Tag: documentary

  • “Notes from Dachau and Anne Frank’s House”

    June 18, 2008 – Centennial, CO – Donald L. Vasicek, award-winning writer/
    filmmaker for the Sand Creek Massacre documentary film recently traveled to
    Europe.  Amongst his stops was Dachau, a Nazi concentration camp about nine
    miles or fifteen kilometers northwest of Munich.  Vasicek, known for his campaign
    to educate others about American native people, nevertheless, was stunned by
    what he saw and experienced at Dachau and in Anne Frank’s house in Amsterdam.
    Part of his notes are as follows:

    ENTRY TO DACHU
    ENTRY TO DACHU

    “To escape from Dachau, one had to sprint across an eight-foot wide
    strip of grass.  The grass was nurtured there for prisoners.  It encircled
    the interior of the camp.  If one stepped on the grass, they were shot.  If
    one made it past  the grass to a v-shaped cement moat that also surrounded
    the interior of the camp, they had to scamper down into the moat, up the other
    side of it to barbed wire that was spread on up-sloping ground.  An, at least
    ten-foot high electric fence with barbed wire curled on top of it like large circles
    drawn with barbed spikes on it, was the last barrier to escape from a place
    where an estimated 50,000 human beings were murdered.
    ENTRY (ORIGINAL)TO DACHU
    ENTRY (ORIGINAL)TO DACHU

    “As I toured the camp and listened to the tour guide’s description of the camp,
    what was there, and what is presently there and why, I felt like I had stepped
    into the past.  All of the books I had read,  all of the movies and documentary films
    I had seen, all of what I had learned about that horrific time, came to the surface there.  I got a
    dose of reality.  I could feel the terror, the pain, and the sorrow.  I constantly
    asked myself, how could anyone create such a horrifying place?  I was stunned
    to realize how real Dachau had been, how much hate had been generated to mask
    the reality of breathing human beings.

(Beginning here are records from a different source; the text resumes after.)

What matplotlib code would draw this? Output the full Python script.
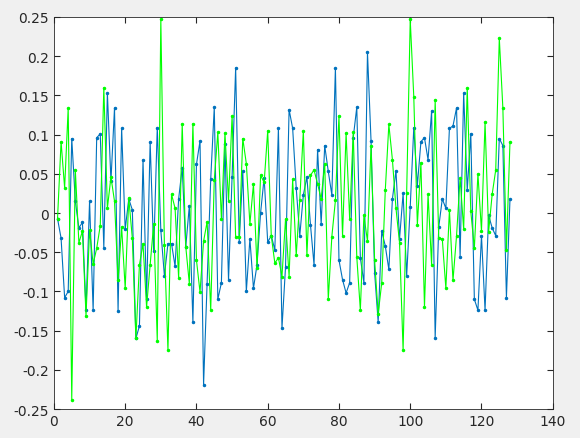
import matplotlib
matplotlib.use("Agg")
import matplotlib.pyplot as plt
import numpy as np

blue = [-0.007,-0.032,-0.108,-0.100,0.095,0.015,-0.019,-0.012,-0.124,0.015,
        -0.124,0.096,0.101,-0.044,0.153,0.041,0.134,-0.125,0.108,-0.021,
        0.018,0.004,-0.160,-0.144,0.068,-0.110,0.091,-0.049,0.109,-0.022,
        -0.080,-0.039,-0.039,-0.068,0.018,0.058,-0.043,
        0.009,-0.139,0.062,0.092,-0.219,-0.090,0.043,0.135,-0.110,-0.089,
        0.088,-0.086,0.046,0.185,-0.037,0.053,-0.100,-0.033,-0.096,-0.066,
        0.000,0.045,-0.037,-0.029,-0.047,0.108,-0.147,-0.069,0.132,0.108,
        0.032,-0.029,0.023,0.046,
        -0.015,-0.066,0.081,-0.014,0.086,0.053,0.023,0.185,-0.060,-0.085,
        -0.102,-0.089,0.096,0.135,-0.057,-0.089,0.205,0.092,-0.076,-0.139,
        -0.023,-0.042,-0.072,0.018,0.054,-0.033,0.025,-0.080,0.008,0.109,
        0.035,0.091,0.096,0.068,0.130,-0.159,
        -0.018,0.018,0.006,0.108,0.111,0.134,-0.056,0.153,0.029,0.101,
        -0.110,-0.124,-0.029,-0.124,-0.003,-0.019,-0.029,0.095,0.086,-0.108,0.018]
green = [-0.008,0.091,0.032,0.134,-0.238,0.055,-0.038,-0.023,-0.131,-0.022,
         -0.065,-0.045,-0.016,0.160,0.006,0.046,0.015,-0.086,-0.018,-0.096,
         0.019,-0.032,-0.160,-0.066,-0.039,-0.120,-0.066,-0.014,-0.163,0.247,
         -0.041,-0.175,0.024,0.006,-0.083,0.114,-0.043,
         -0.090,0.114,-0.060,-0.101,-0.036,-0.011,-0.124,0.042,0.103,-0.008,
         0.102,0.015,0.124,-0.031,-0.030,0.095,0.063,-0.014,0.037,-0.070,
         0.048,0.039,0.105,-0.029,-0.064,-0.057,-0.081,-0.008,-0.081,0.043,
         -0.054,0.017,0.105,-0.054,
         0.048,0.055,0.037,0.018,0.063,-0.110,-0.030,0.016,0.124,-0.029,
         0.102,-0.008,0.103,-0.056,-0.124,-0.003,-0.036,0.086,-0.060,-0.129,
         -0.089,0.029,0.113,0.068,0.006,-0.038,-0.175,0.026,0.247,0.148,
         -0.015,0.064,-0.120,0.024,-0.066,0.144,
         -0.032,-0.033,-0.096,0.004,-0.086,-0.029,0.045,-0.021,0.160,0.002,
         -0.045,0.050,-0.023,0.116,-0.024,0.024,0.055,0.223,0.134,-0.047,0.091]
x = np.arange(1, len(blue) + 1)

fig = plt.figure(figsize=(5.8, 4.39), dpi=100, facecolor="#f0f0f0")
ax = fig.add_axes([0.093, 0.066, 0.86, 0.893])
ax.plot(x, blue, '.-', color="#0072BD", lw=0.8, ms=3)
ax.plot(np.arange(1, len(green) + 1), green, '.-', color="#00FF00", lw=0.8, ms=3)
ax.set_xlim(0, 140)
ax.set_ylim(-0.25, 0.25)
ax.set_xticks(range(0, 141, 20))
ax.set_yticks(np.arange(-0.25, 0.2501, 0.05))
ax.set_yticklabels(["-0.25","-0.2","-0.15","-0.1","-0.05","0","0.05","0.1","0.15","0.2","0.25"])
ax.tick_params(direction="in", top=True, right=True, labelsize=10, colors="#262626", length=4)
for s in ax.spines.values():
    s.set_color("#262626"); s.set_linewidth(0.6)
fig.savefig("out.png", facecolor=fig.get_facecolor())
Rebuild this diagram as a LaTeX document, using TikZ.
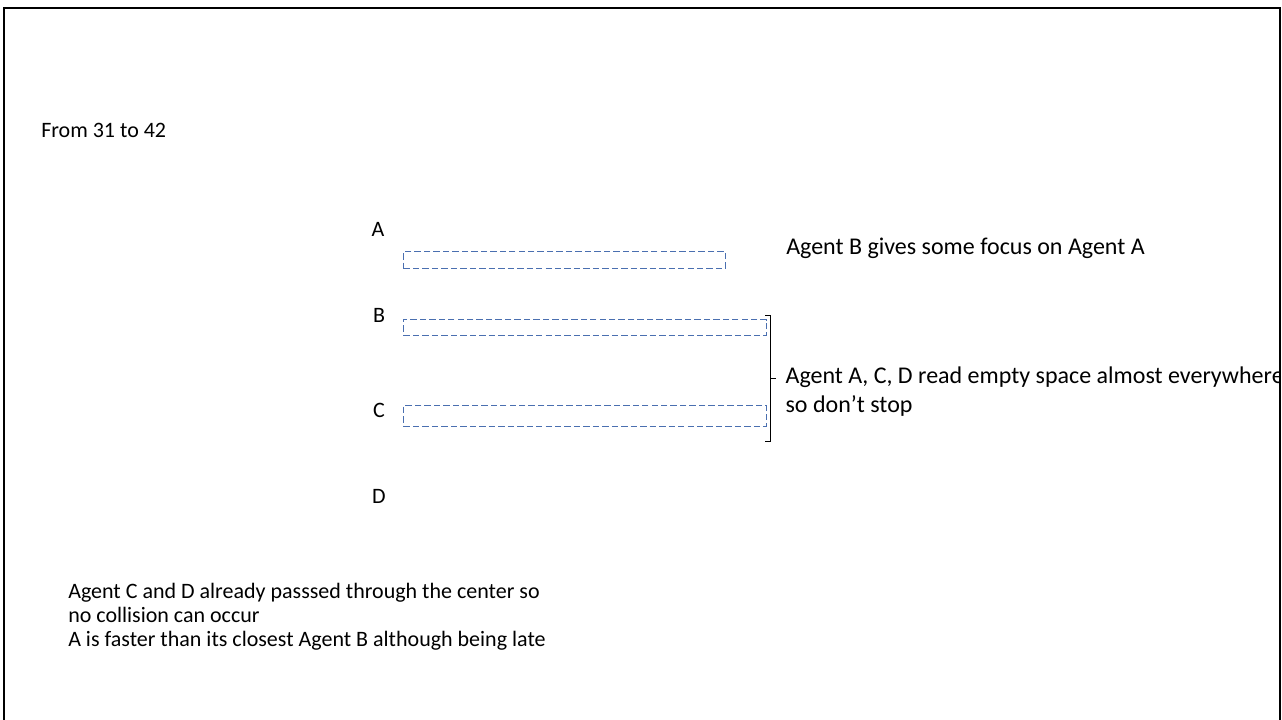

    “When I walked up to the crematorium, I traced the steps of prisoners who could
    no longer work or work, like women, children, elders, the sick, prisoners who were gay,
    prisoners who were gypsies and other “throwaways”, as Nazis often called them.

    “The first room was the room where prisoners had to strip themselves naked.  Then, they
    walked to the next room, which had a lower ceiling than the rooms in the rest of the building
    and no windows.  They were told they were going to take showers, but instead, poison
    pellets were dropped into the room in two hinged box-like containers in one wall that
    were filled with the pellets from outside of the building.”

    Think about that.  Just think about that.

    “The next room was the crematorium.  I stood in front of the ovens as the tour guide
    explained that towards the end of the war (World War II), the Nazis escalated the job, or
    as they called, the final solution.  They backlogged at Dachau.  The tour guide showed us
    how bodies were piled up, both inside and outside of the crematorium waiting to be
    burned.  Pictures taken at the time were prominent there.

    I stepped back from the photos.  I realized that anywhere I stepped, I stepped where
    Nazis and people condemned to death by ignorance had either once stood, or lay.  I
    know I am unique, different, because there is no one else who is me.  I just don’t like
    the idea that killing is a solution to solving problems.  Genocide is ignorance based on
    fear.  And according to some, fear is the second most powerful human emotion next to love.

    The tour guide mentioned that the German people, as recent as 1999, had decided to
    “come out” with their horrific past.  German children are now required to study World War II
    Nazism and come to the camps to learn.  The tour guide said the reason the German people
    had waited so long to “come out” was because of their shame for the
    terror  and devastation the Nazis had perpetuated on millions of others.”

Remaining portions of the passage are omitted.